A Wheat Ridge councilman is asking for an investigation into whether a fellow council member and a city official engaged in improper activity for allegedly viewing sales tax receipts of individual businesses.
District IV Councilman Joseph DeMott emailed a complaint to the city attorney on July 31, requesting that he investigate possible wrongdoing on the part of District I Councilman Davis Reinhart, City Treasurer Larry Schultz, “and anyone else who was involved in this unethical behavior and breach of public trust ... “ according to the email, which was recently obtained by Colorado Community Media.
DeMott is concerned that Reinhart may have used sales tax information of individual businesses along the Ridge at 38 corridor “to see if business owners had been telling the truth” about them losing business as a result of the 38th Avenue road diet that was put in place about a year ago, according to his email.
DeMott, who is the owner of Pietra’s Pizza on West 44th Avenue, said in a recent interview that it bothers him that someone could walk into a city office and view individual businesses’ tax records.
DeMott said that tax receipt information that’s available to anyone in the public could have “many negative impacts” on a business, such as having an adverse effect on employee morale or the possibility that the information could give an upper hand to competitors.
“I want to know how he obtained it,” DeMott told Colorado Community Media. “Is it right or wrong for him to? I don’t know. I’m not trying to bash his character. But I think it needs to be found out.”
“I absolutely deny having done anything unethical,” Reinhart said in a phone interview. Reinhart did not wish to comment any further, citing the possibility of an investigation.
Reinhart did provide his side of things to council members and other city officials in a separate email that was obtained by Colorado Community Media. In the email, Reinhart acknowledged that he requested information on 38th Avenue businesses’ tax revenues from City Manager Patrick Goff during a recent study session.
Reinhart said in the email that Goff forwarded him a spreadsheet, but that he “shared the contents with no one.”
Goff has respectfully declined comment for this story.
Reinhart said in the email that his motives were pure.
“My intention was to try to understand what types of businesses were being hurt by the road diet,” Reinhart said in the email. “At no time have I questioned the veracity of the business owners reporting losses.”
Reinhart said in the email that he contacted City Attorney Gerald Dahl after learning that he “may not have been entitled to have the data.” And, on Dahl’s advice, he returned the spreadsheet information “and destroyed all the copies on my server to the best of my ability.”
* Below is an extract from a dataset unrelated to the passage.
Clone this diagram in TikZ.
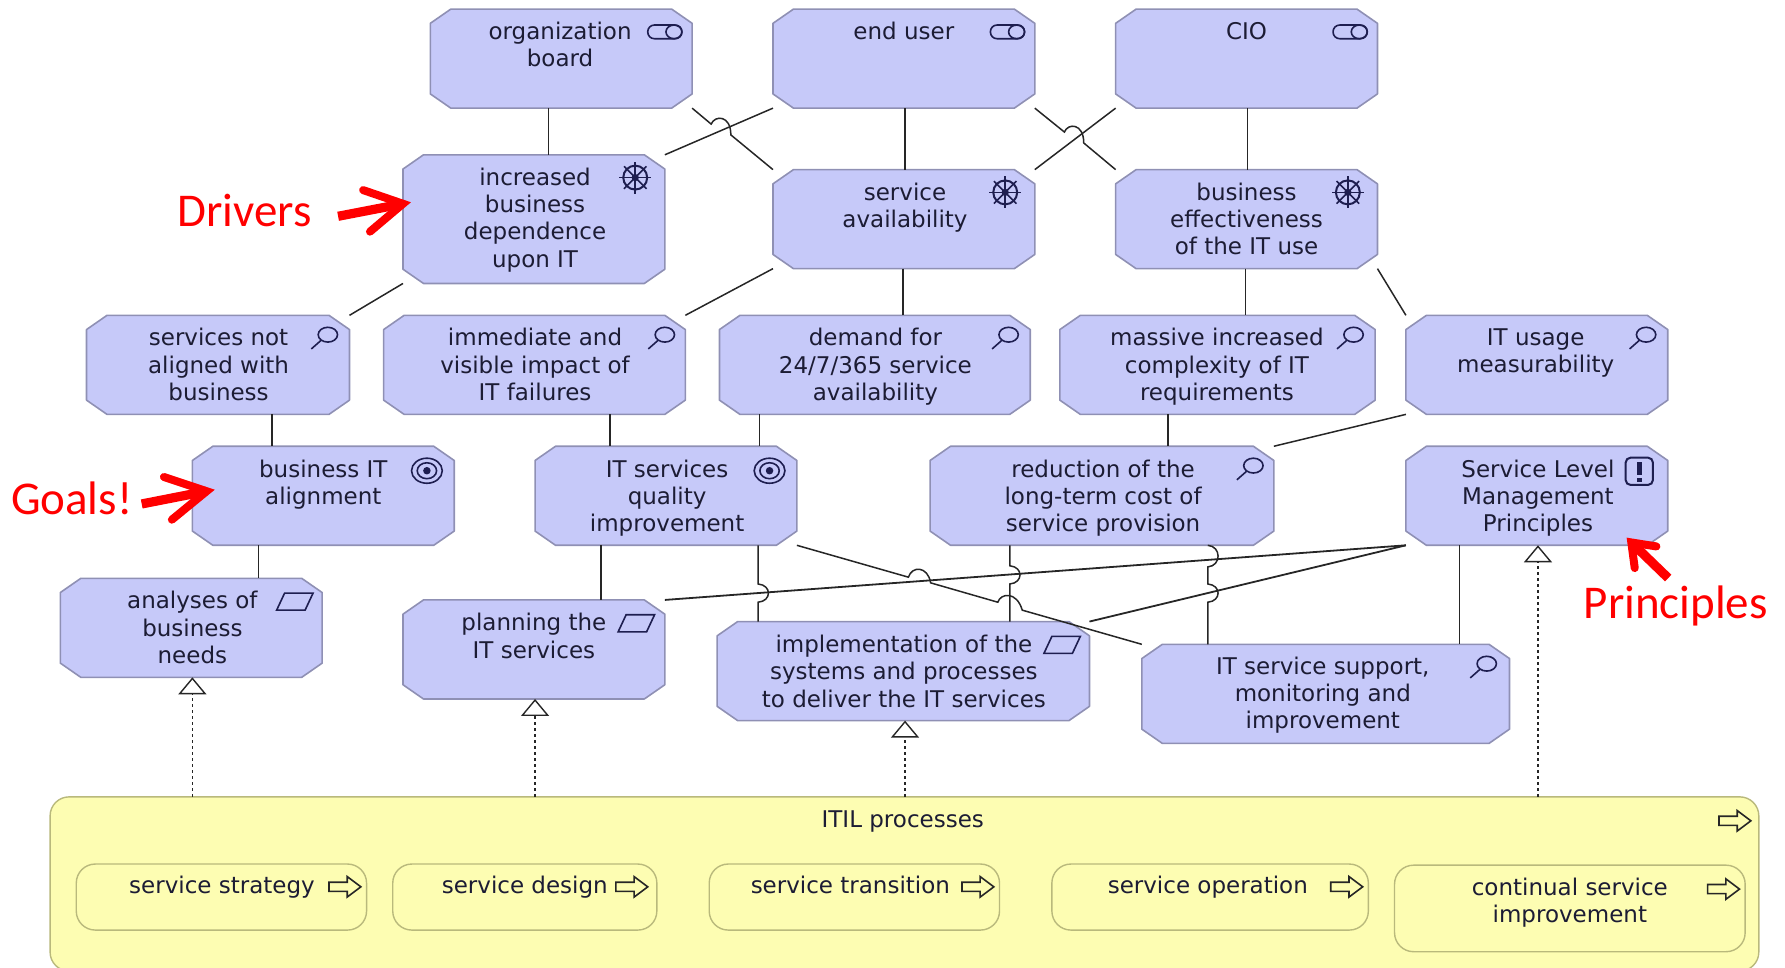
\documentclass[tikz,border=0pt]{standalone}
\usepackage{fontspec}
\setmainfont{DejaVu Sans}
\newfontfamily\redfont{Carlito}
\usetikzlibrary{arrows.meta,calc}
\definecolor{boxfill}{HTML}{C6C9F9}
\definecolor{boxline}{HTML}{8F90B4}
\definecolor{itilfill}{HTML}{FDFDB2}
\definecolor{itilline}{HTML}{B9B97C}
\definecolor{icon}{HTML}{1E1E50}
\definecolor{txt}{HTML}{1C1C34}
\definecolor{redlab}{HTML}{FF0000}
\tikzset{
  archinode/.style={rectangle,inner sep=0pt,outer sep=0pt},
  archibox/.style={draw=boxline,fill=boxfill,line width=0.8pt,line join=round},
  procbox/.style={rectangle,rounded corners=9.5pt,draw=itilline,fill=itilfill,line width=0.7pt,inner sep=0pt,outer sep=0pt},
  lab/.style={anchor=north,align=center,inner sep=0pt,text=txt,font=\fontsize{11.5}{13.68}\selectfont},
  assoc/.style={draw=black!85,line width=0.75pt},
  realize/.style={draw=black!85,line width=0.7pt,dash pattern=on 1.5pt off 1.5pt,
    -{Triangle[open,length=8.5pt,width=14pt,line width=0.7pt,fill=white]}},
  redlabel/.style={text=redlab,inner sep=0pt,font=\redfont\fontsize{23.5}{25}\selectfont},
  redshaft/.style={draw=redlab,line width=4.6pt},
  redbarb/.style={draw=redlab,line width=4pt,line cap=round,line join=miter,miter limit=10},
  ic/.style={draw=icon,line width=0.8pt},
  pics/roleicon/.style={code={
    \draw[ic,rounded corners=3.3pt] (0,-6) rectangle (30,6);
    \draw[ic] (23,0) ellipse[x radius=7,y radius=6];
  }},
  pics/driveicon/.style={code={
    \foreach \a in {0,45,...,315}{\draw[ic] (0,0) -- (\a:14);}
    \draw[ic,line width=1pt] (0,0) circle[radius=10.5];
    \fill[icon] (0,0) circle[radius=3.2];
  }},
  pics/lensicon/.style={code={
    \draw[ic] (0,0) ellipse[x radius=8.5,y radius=6.5];
    \draw[ic] (-6,5) -- (-14.5,12.5);
  }},
  pics/goalicon/.style={code={
    \draw[ic] (0,0) ellipse[x radius=13.5,y radius=11];
    \draw[ic] (0,0) ellipse[x radius=8.5,y radius=7];
    \fill[icon] (0,0) circle[radius=3.3];
  }},
  pics/delivicon/.style={code={
    \draw[ic] (7,0) -- (32,0) -- (25,15) -- (0,15) -- cycle;
  }},
  pics/princicon/.style={code={
    \draw[ic,rounded corners=2.5pt,line width=1pt] (0,0) rectangle (24,24);
    \fill[icon] (10,4) rectangle (14,15);
    \fill[icon] (10,17.5) rectangle (14,21);
  }},
  pics/procicon/.style={code={
    \draw[ic,draw=black!85,line width=0.8pt] (0,-4) -- (16,-4) -- (16,-9) -- (28,0) -- (16,9) -- (16,4) -- (0,4) -- cycle;
  }},
}
\newcommand{\abox}[5]{%
  \draw[archibox] ({#2+18},#3) -- ({#4-18},#3) -- (#4,{#3+12.5}) -- (#4,{#5-12.5}) -- ({#4-18},#5) -- ({#2+18},#5) -- (#2,{#5-12.5}) -- (#2,{#3+12.5}) -- cycle;
  \node[archinode,minimum width={(#4-#2)*0.5692pt},minimum height={(#5-#3)*0.5692pt}] (#1) at ({(#2+#4)/2},{(#3+#5)/2}) {};}
\newcommand{\pbox}[5]{\node[procbox,minimum width={(#4-#2)*0.5692pt},minimum height={(#5-#3)*0.5692pt}] (#1) at ({(#2+#4)/2},{(#3+#5)/2}) {};}
\begin{document}
\begin{tikzpicture}[x=0.5692pt,y=-0.5692pt]
\useasboundingbox (0,0) rectangle (1568,850.3);
\clip (0,0) rectangle (1568,850.3);
% ---------- boxes
\abox{org}{378}{8}{608}{95}
\abox{enduser}{679}{8}{909}{95}
\abox{cio}{980}{8}{1210}{95}
\abox{drva}{354}{136}{584}{249}
\abox{drvb}{679}{149}{909}{236}
\abox{drvc}{980}{149}{1210}{236}
\abox{asa}{76}{277}{307}{364}
\abox{asb}{337}{277}{602}{364}
\abox{asc}{632}{277}{905}{364}
\abox{asd}{931}{277}{1208}{364}
\abox{ase}{1235}{277}{1465}{364}
\abox{goala}{169}{392}{399}{479}
\abox{goalb}{470}{392}{700}{479}
\abox{redu}{817}{392}{1119}{479}
\abox{slm}{1235}{392}{1465}{479}
\abox{anal}{53}{508}{283}{595}
\abox{plan}{354}{527}{584}{614}
\abox{impl}{630}{546}{957}{633}
\abox{supp}{1003}{566}{1326}{653}
\pbox{itil}{44}{700}{1545}{853}
\pbox{pa}{67}{759}{322}{817}
\pbox{pb}{345}{759}{577}{817}
\pbox{pc}{623}{759}{878}{817}
\pbox{pd}{924}{759}{1202}{817}
\pbox{pe}{1225}{760}{1533}{836}
% ---------- straight associations
\draw[assoc] (org.south -| 482,0) -- (drva.north -| 482,0);
\draw[assoc] (enduser.south -| 795,0) -- (drvb.north -| 795,0);
\draw[assoc] (cio.south -| 1096,0) -- (drvc.north -| 1096,0);
\draw[assoc] (drvb.south -| 793,0) -- (asc.north -| 793,0);
\draw[assoc] (drvc.south -| 1094,0) -- (asd.north -| 1094,0);
\draw[assoc] (asa.south -| 239,0) -- (goala.north -| 239,0);
\draw[assoc] (asb.south -| 536,0) -- (goalb.north -| 536,0);
\draw[assoc] (asc.south -| 667,0) -- (goalb.north -| 667,0);
\draw[assoc] (asd.south -| 1026,0) -- (redu.north -| 1026,0);
\draw[assoc] (goala.south -| 227,0) -- (anal.north -| 227,0);
\draw[assoc] (goalb.south -| 528,0) -- (plan.north -| 528,0);
\draw[assoc] (slm.south -| 1282,0) -- (supp.north -| 1282,0);
% ---------- diagonal associations
\draw[assoc] (drva.north east) -- (enduser.south west);
\draw[assoc] (org.south east) -- (624.7,109) .. controls (628,101) and (642,101) .. (642,118.5) -- (drvb.north west);
\draw[assoc] (drvb.north east) -- (cio.south west);
\draw[assoc] (enduser.south east) -- (935,116) .. controls (938,108) and (952,108) .. (952,125.6) -- (drvc.north west);
\draw[assoc] (drva.south west) -- (asa.north east);
\draw[assoc] (drvb.south west) -- (asb.north east);
\draw[assoc] (drvc.south east) -- (ase.north west);
\draw[assoc] (ase.south west) -- (redu.north east);
\draw[assoc,line width=0.9pt] (slm.south west) -- (plan.north east);
\draw[assoc,line width=0.9pt] (slm.south west) -- (impl.north east);
\draw[assoc] (goalb.south east) -- (798,507) .. controls (801,497) and (815,497) .. (817.5,512)
   -- (876.5,529) .. controls (879,521) and (893,519) .. (898,536) -- (supp.north west);
% ---------- associations that hop
\draw[assoc] (goalb.south -| 666,0) -- (666,513) .. controls (678,514) and (678,528) .. (666,529) -- (impl.north -| 666,0);
\draw[assoc] (redu.south -| 887,0) -- (887,497) .. controls (899,498) and (899,512) .. (887,513) -- (impl.north -| 887,0);
\draw[assoc] (redu.south -| 1061,0) .. controls (1073,480) and (1073,497) .. (1061,498) -- (1061,513)
   .. controls (1073,514) and (1073,528) .. (1061,529) -- (supp.north -| 1061,0);
% ---------- realizations
\draw[realize] (itil.north -| 169,0) -- (anal.south -| 169,0);
\draw[realize] (itil.north -| 470,0) -- (plan.south -| 470,0);
\draw[realize] (itil.north -| 795,0) -- (impl.south -| 795,0);
\draw[realize] (itil.north -| 1351,0) -- (slm.south -| 1351,0);
% ---------- icons
\pic at (569,28) {roleicon};
\pic at (870,28) {roleicon};
\pic at (1171,28) {roleicon};
\pic at (558,156) {driveicon};
\pic at (883,169) {driveicon};
\pic at (1184,169) {driveicon};
\pic at (288,294) {lensicon};
\pic at (584,294) {lensicon};
\pic at (886,294) {lensicon};
\pic at (1189,294) {lensicon};
\pic at (1446,294) {lensicon};
\pic at (1101,409) {lensicon};
\pic at (1306,583) {lensicon};
\pic at (375,413.5) {goalicon};
\pic at (676,413.5) {goalicon};
\pic at (243,521) {delivicon};
\pic at (543,540) {delivicon};
\pic at (917,559) {delivicon};
\pic at (1428,402) {princicon};
\pic at (1510,721) {procicon};
\pic at (289,779) {procicon};
\pic at (541,779) {procicon};
\pic at (845,779) {procicon};
\pic at (1169,779) {procicon};
\pic at (1500,781) {procicon};
% ---------- texts
\node[lab] (torg) at (492,19) {organization\\board};
\node[lab] (tend) at (794,19) {end user};
\node[lab] (tcio) at (1095,19) {CIO};
\node[lab] (tdrva) at (470,147) {increased\\business\\dependence\\upon IT};
\node[lab] (tdrvb) at (795,160) {service\\availability};
\node[lab] (tdrvc) at (1095,160) {business\\effectiveness\\of the IT use};
\node[lab] (tasa) at (192,288) {services not\\aligned with\\business};
\node[lab] (tasb) at (470,288) {immediate and\\visible impact of\\IT failures};
\node[lab] (tasc) at (769,288) {demand for\\24/7/365 service\\availability};
\node[lab] (tasd) at (1069,288) {massive increased\\complexity of IT\\requirements};
\node[lab] (tase) at (1349,288) {IT usage\\measurability};
\node[lab] (tgoala) at (284,403.5) {business IT\\alignment};
\node[lab] (tgoalb) at (586,403.5) {IT services\\quality\\improvement};
\node[lab] (tredu) at (969,403.5) {reduction of the\\long-term cost of\\service provision};
\node[lab] (tslm) at (1351,403.5) {Service Level\\Management\\Principles};
\node[lab] (tanal) at (169,519) {analyses of\\business\\needs};
\node[lab] (tplan) at (469,538.5) {planning the\\IT services};
\node[lab] (timpl) at (794,557.5) {implementation of the\\systems and processes\\to deliver the IT services};
\node[lab] (tsupp) at (1162,576.5) {IT service support,\\monitoring and\\improvement};
\node[lab] (titil) at (793,711.5) {ITIL processes};
\node[lab] (tpa) at (195,769) {service strategy};
\node[lab] (tpb) at (461,769) {service design};
\node[lab] (tpc) at (747,769) {service transition};
\node[lab] (tpd) at (1061,769) {service operation};
\node[lab] (tpe) at (1379,771) {continual service\\improvement};
% ---------- red callouts
\node[redlabel] (ldrv) at (215,185) {Drivers};
\node[redlabel] (lgoal) at (63,438) {Goals!};
\node[redlabel] (lpri) at (1472,532) {Principles};
\coordinate (adrv) at (297,190);
\coordinate (tipdrv) at (354,179);
\coordinate (bdrva) at (319,167);
\coordinate (bdrvb) at (325,203.5);
\coordinate (agoal) at (124.5,442.7);
\coordinate (tipgoal) at (181.5,431.5);
\coordinate (bgoala) at (144,419);
\coordinate (bgoalb) at (151,456.5);
\coordinate (apri) at (1465.4,507.8);
\coordinate (tippri) at (1433,476.5);
\coordinate (bpria) at (1455,480);
\coordinate (bprib) at (1436,499);
\draw[redshaft] (adrv) -- (tipdrv);
\draw[redbarb] (bdrva) -- (tipdrv) -- (bdrvb);
\draw[redshaft] (agoal) -- (tipgoal);
\draw[redbarb] (bgoala) -- (tipgoal) -- (bgoalb);
\draw[redshaft] (apri) -- (tippri);
\draw[redbarb] (bpria) -- (tippri) -- (bprib);
\end{tikzpicture}
\end{document}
DeMott is also concerned that Schultz may have also seen the tax receipts. Schultz provided basic information about the complaint process in a voicemail to Colorado Community Media, but said that he did not wish to provide further comment.
Dahl has refused to answer any questions, including those seeking clarity on existing city code having to do with obtaining business tax receipts.
However, Dahl did say in a response to DeMott’s email that “it is within the scope of my duties if so directed by the council …” Dahl said that if the council votes to move forward with an investigation, that he would review emails and “interview the persons involved.”
DeMott said he intends to ask Dahl to launch a formal investigation during the next city council meeting, scheduled for Aug. 12.